I got up and walked out into our front room and was amazed at what I saw.  We had 2 buckets of candy from the trick or treating and from the candy we were giving out.  Not small bowls, BUCKETS.  This wasn't even all the candy.  Some of it was still out in the car, we were just too lazy to bring it in last night.  This was also in addition to the giant bowls of candy we had up on our dresser in our bedroom.  The 2 buckets were dumped all on the floor.  It was like a sea of candy in out living room. Well, not all candy.  There were some wrappers mixed in with the candy.  Who am I kidding?  It was mostly wrapper with a few pieces of candy mixed in.  The candy that was left was the kinds that nobody really likes, like the vanilla tootsie rolls.  Our 2 boys were sitting on the couches across from each other, each surrounded by a pile of their own wrappers in a sugar coma.  Our littlest girl was standing there, big  smile on her face, a tootsie pop in each hand, while our next youngest was picking up every vanilla tootsie roll she could find.  She's not picky, she just wanted sugar.

My wife and I just stood there and stared.  We realized that the kids were not to blame for this.
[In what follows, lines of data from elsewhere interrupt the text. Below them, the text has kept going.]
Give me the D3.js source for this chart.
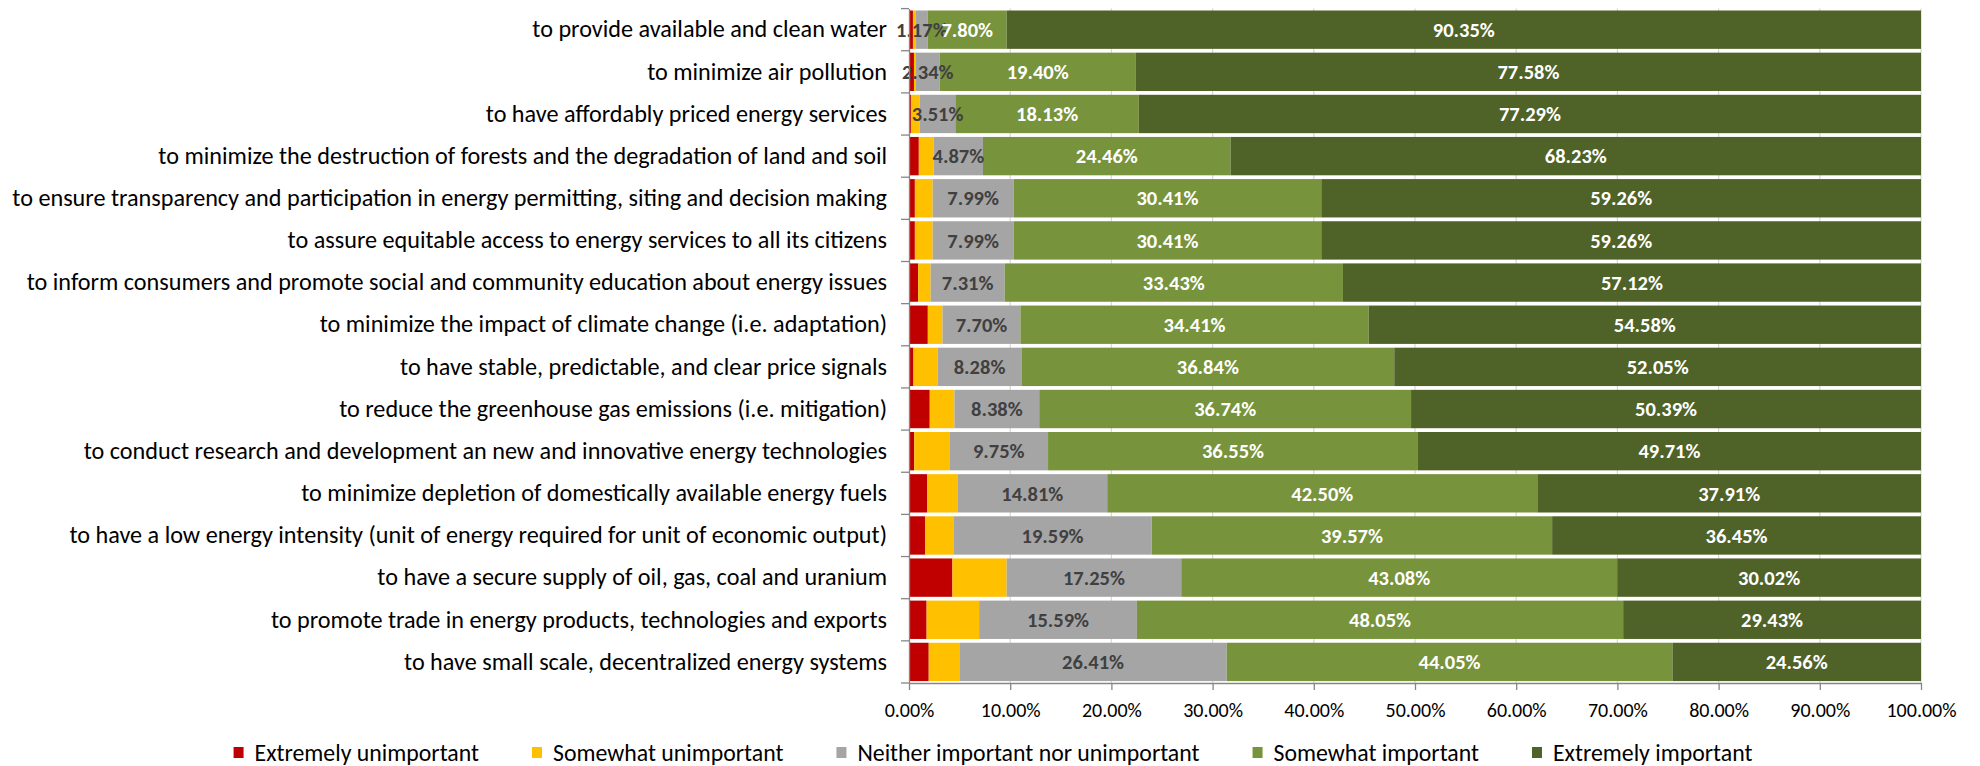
<!DOCTYPE html>
<html>
<head>
<meta charset="utf-8">
<script src="https://cdn.jsdelivr.net/npm/d3@7"></script>
<style>
  body { margin: 0; background: #fff; }
  svg { display: block; font-family: Carlito, Calibri, "Open Sans", sans-serif; }
</style>
</head>
<body>
<div id="chart"></div>
<script>
const categories = [
    "to provide available and clean water",
    "to minimize air pollution",
    "to have affordably priced energy services",
    "to minimize the destruction of forests and the degradation of land and soil",
    "to ensure transparency and participation in energy permitting, siting and decision making",
    "to assure equitable access to energy services to all its citizens",
    "to inform consumers and promote social and community education about energy issues",
    "to minimize the impact of climate change (i.e. adaptation)",
    "to have stable, predictable, and clear price signals",
    "to reduce the greenhouse gas emissions (i.e. mitigation)",
    "to conduct research and development an new and innovative energy technologies",
    "to minimize depletion of domestically available energy fuels ",
    "to have a low energy intensity (unit of energy required for unit of economic output)",
    "to have a secure supply of oil, gas, coal and uranium",
    "to promote trade in energy products, technologies and exports",
    "to have small scale, decentralized energy systems"
];

const seriesNames = ["Extremely unimportant", "Somewhat unimportant", "Neither important nor unimportant", "Somewhat important", "Extremely important"];

const extremelyUnimportant = [0.39, 0.49, 0.19, 0.97, 0.58, 0.58, 0.91, 1.86, 0.44, 2.05, 0.52, 1.81, 1.58, 4.29, 1.74, 1.95];
const somewhatUnimportant  = [0.29, 0.19, 0.88, 1.47, 1.76, 1.76, 1.23, 1.45, 2.39, 2.44, 3.47, 2.97, 2.81, 5.36, 5.19, 3.03];
const neither              = [1.17, 2.34, 3.51, 4.87, 7.99, 7.99, 7.31, 7.70, 8.28, 8.38, 9.75, 14.81, 19.59, 17.25, 15.59, 26.41];
const somewhatImportant    = [7.80, 19.40, 18.13, 24.46, 30.41, 30.41, 33.43, 34.41, 36.84, 36.74, 36.55, 42.50, 39.57, 43.08, 48.05, 44.05];
const extremelyImportant   = [90.35, 77.58, 77.29, 68.23, 59.26, 59.26, 57.12, 54.58, 52.05, 50.39, 49.71, 37.91, 36.45, 30.02, 29.43, 24.56];

const xTicks = [0, 10, 20, 30, 40, 50, 60, 70, 80, 90, 100];

const colors = ["#C00000", "#FFC000", "#A5A5A5", "#77933C", "#4F6228"];
const labelColors = [null, null, "#404040", "#ffffff", "#ffffff"];

const W = 1980, H = 766;
const margin = { top: 8.6, right: 59, bottom: 83, left: 909 };

const svg = d3.select("#chart").append("svg")
    .attr("width", W)
    .attr("height", H);

const x = d3.scaleLinear().domain([0, 100]).range([margin.left, W - margin.right]);
const y = d3.scaleBand().domain(categories).range([margin.top, H - margin.bottom])
    .paddingInner(0.09).paddingOuter(0.045);

const values = [extremelyUnimportant, somewhatUnimportant, neither, somewhatImportant, extremelyImportant];
const rows = categories.map((c, i) => {
    const r = { category: c };
    seriesNames.forEach((s, j) => { r[s] = values[j][i]; });
    return r;
});
const stacked = d3.stack().keys(seriesNames)(rows);

// gridlines
svg.append("g")
    .selectAll("line")
    .data(xTicks.slice(1))
    .join("line")
    .attr("x1", d => x(d)).attr("x2", d => x(d))
    .attr("y1", margin.top).attr("y2", H - margin.bottom)
    .attr("stroke", "#D9D9D9")
    .attr("stroke-width", 1.3);

// bars
const layer = svg.append("g").selectAll("g")
    .data(stacked)
    .join("g")
    .attr("fill", (d, i) => colors[i]);

layer.selectAll("rect")
    .data(d => d)
    .join("rect")
    .attr("x", d => x(d[0]))
    .attr("y", d => y(d.data.category))
    .attr("width", d => x(d[1]) - x(d[0]))
    .attr("height", y.bandwidth());

// data labels
stacked.forEach((s, i) => {
    if (!labelColors[i]) return;
    svg.append("g").selectAll("text")
        .data(s)
        .join("text")
        .attr("x", d => x((d[0] + d[1]) / 2))
        .attr("y", d => y(d.data.category) + y.bandwidth() / 2)
        .attr("dy", "0.35em")
        .attr("text-anchor", "middle")
        .attr("fill", labelColors[i])
        .style("font-weight", "bold")
        .style("font-size", "20.5px")
        .text(d => d3.format(".2f")(d.data[s.key]) + "%");
});

// x axis
const xAxis = svg.append("g")
    .attr("transform", "translate(0," + (H - margin.bottom) + ")")
    .call(d3.axisBottom(x).tickValues(xTicks).tickSize(7).tickSizeOuter(0)
        .tickFormat(d => d3.format(".2f")(d) + "%"));
xAxis.attr("font-family", null).attr("font-size", null);
xAxis.select(".domain").attr("stroke", "#868686").attr("stroke-width", 1.3);
xAxis.selectAll(".tick line").attr("stroke", "#868686").attr("stroke-width", 1.3);
xAxis.selectAll(".tick text")
    .attr("y", 20)
    .attr("fill", "#000")
    .style("font-size", "20px");

// y axis
const yAxis = svg.append("g")
    .attr("transform", "translate(" + margin.left + ",0)")
    .call(d3.axisLeft(y).tickSize(0).tickPadding(22));
yAxis.attr("font-family", null).attr("font-size", null);
yAxis.select(".domain").attr("stroke", "#868686").attr("stroke-width", 1.3);
yAxis.selectAll(".tick text")
    .attr("fill", "#000")
    .style("font-size", "24.2px");
// category separator ticks
svg.append("g").selectAll("line")
    .data(d3.range(categories.length + 1))
    .join("line")
    .attr("x1", margin.left - 8).attr("x2", margin.left)
    .attr("y1", i => margin.top + i * y.step())
    .attr("y2", i => margin.top + i * y.step())
    .attr("stroke", "#868686")
    .attr("stroke-width", 1.3);

// legend
const legend = svg.append("g").attr("transform", "translate(0,753)");
let lx = 0;
const items = legend.selectAll("g")
    .data(seriesNames)
    .join("g");
items.append("rect")
    .attr("y", -6).attr("width", 10).attr("height", 11)
    .attr("fill", (d, i) => colors[i]);
items.append("text")
    .attr("x", 21)
    .attr("dy", "0.33em")
    .style("font-size", "23.8px")
    .attr("fill", "#000")
    .text(d => d);
items.each(function () {
    d3.select(this).attr("transform", "translate(" + lx + ",0)");
    lx += this.getBBox().width + 53;
});
legend.attr("transform", "translate(" + (993 - (lx - 53) / 2) + ",753)");
</script>
</body>
</html>
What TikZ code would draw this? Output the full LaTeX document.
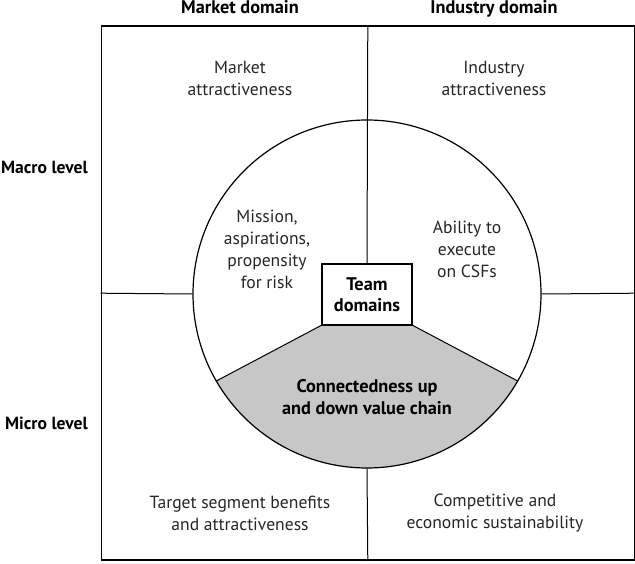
\documentclass[tikz,border=0pt]{standalone}
\usepackage{fontspec}
\setmainfont{PT Sans}
\usetikzlibrary{calc}
\begin{document}
\begin{tikzpicture}[x=1pt,y=1pt,
  frame/.style={line width=1.6pt},
  divider/.style={line width=1pt},
  lbl/.style={align=center,inner sep=0pt,font=\fontsize{17.6}{22}\selectfont,text=black!85},
  blbl/.style={align=center,inner sep=0pt,font=\fontsize{18.3}{21.5}\selectfont\bfseries},
  sidelbl/.style={anchor=east,inner sep=0pt,font=\fontsize{17.6}{21.5}\selectfont\bfseries}]
\useasboundingbox (0,0) rectangle (635,563);
\coordinate (O) at (367,269);
% gray lower region
\fill[black!22] (322,238) -- ($(O)+(210:174)$) arc[start angle=210,end angle=330,radius=174] -- (412,238) -- cycle;
\draw[divider] (322,238) -- ($(O)+(210:174)$);
\draw[divider] (412,238) -- ($(O)+(330:174)$);
% circle
\node[circle,draw,line width=1.2pt,minimum size=348pt,inner sep=0pt] (circ) at (O) {};
% outer frame
\node[draw,frame,minimum width=533pt,minimum height=534pt,inner sep=0pt,anchor=south west] (frame) at (100.5,2) {};
% dividers
\draw[divider] (frame.north) -- (367,299);
\draw[divider] (circ.south) -- (frame.south);
\draw[divider] (frame.west) -- (circ.west);
\draw[divider] (circ.east) -- (frame.east);
% team box
\node[draw,fill=white,line width=1.3pt,minimum width=90pt,minimum height=61pt,inner sep=0pt,blbl] (team) at (367,268.5) {Team\\domains};
% labels
\node[blbl,anchor=base] (mdom) at (240,549) {Market domain};
\node[blbl,anchor=base] (idom) at (494,549) {Industry domain};
\node[sidelbl] (macro) at (88,396) {Macro level};
\node[sidelbl] (micro) at (88,140) {Micro level};
\node[lbl] (ma) at (240,485) {Market\\attractiveness};
\node[lbl] (ia) at (494,485) {Industry\\attractiveness};
\node[lbl] (mission) at (267,314) {Mission,\\aspirations,\\propensity\\for risk};
\node[lbl] (ability) at (467,314) {Ability to\\execute\\on CSFs};
\node[blbl] (conn) at (367,166) {Connectedness up\\and down value chain};
\node[lbl] (target) at (240,50) {Target segment benefits\\and attractiveness};
\node[lbl] (comp) at (495,50) {Competitive and\\economic sustainability};
\end{tikzpicture}
\end{document}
They just wanted candy, and what kid doesn't?  It was our fault for leaving it where they could easily find and access it.  We should have known better.  Obviously, with 5 kids, this isn't our first rodeo, and it seems like this same scene plays out every year.  We know this is going to happen, yet every year it still does.  Why?  Because we are so exhausted for the actual night of Halloween, that we don't think ahead to the next day.  We only think about getting in bed.  So this same story plays out each year, followed by the next thing.  My wife takes away all the candy.  She scoops it all up and takes it to her secret hiding place.  And it is secret too.  Sometimes, even I can't find it.  Now, the rest of the day will be filled with kids asking for candy, us saying no, them finding stragglers that we didn't see and eating them.  Plus, they are all overtired and cranky, so they are all fighting with each other all day.  If they do find candy, they eat it, run around crazy from the sugar rush, then fight and crash once it wears off.  Kids love and look forward to October 31, parents hate November 1.

Maybe next year will be better.  I doubt it.  I am sure it will play out exactly the same as this year and last year and the year before that.  I guess it is one of our Halloween traditions.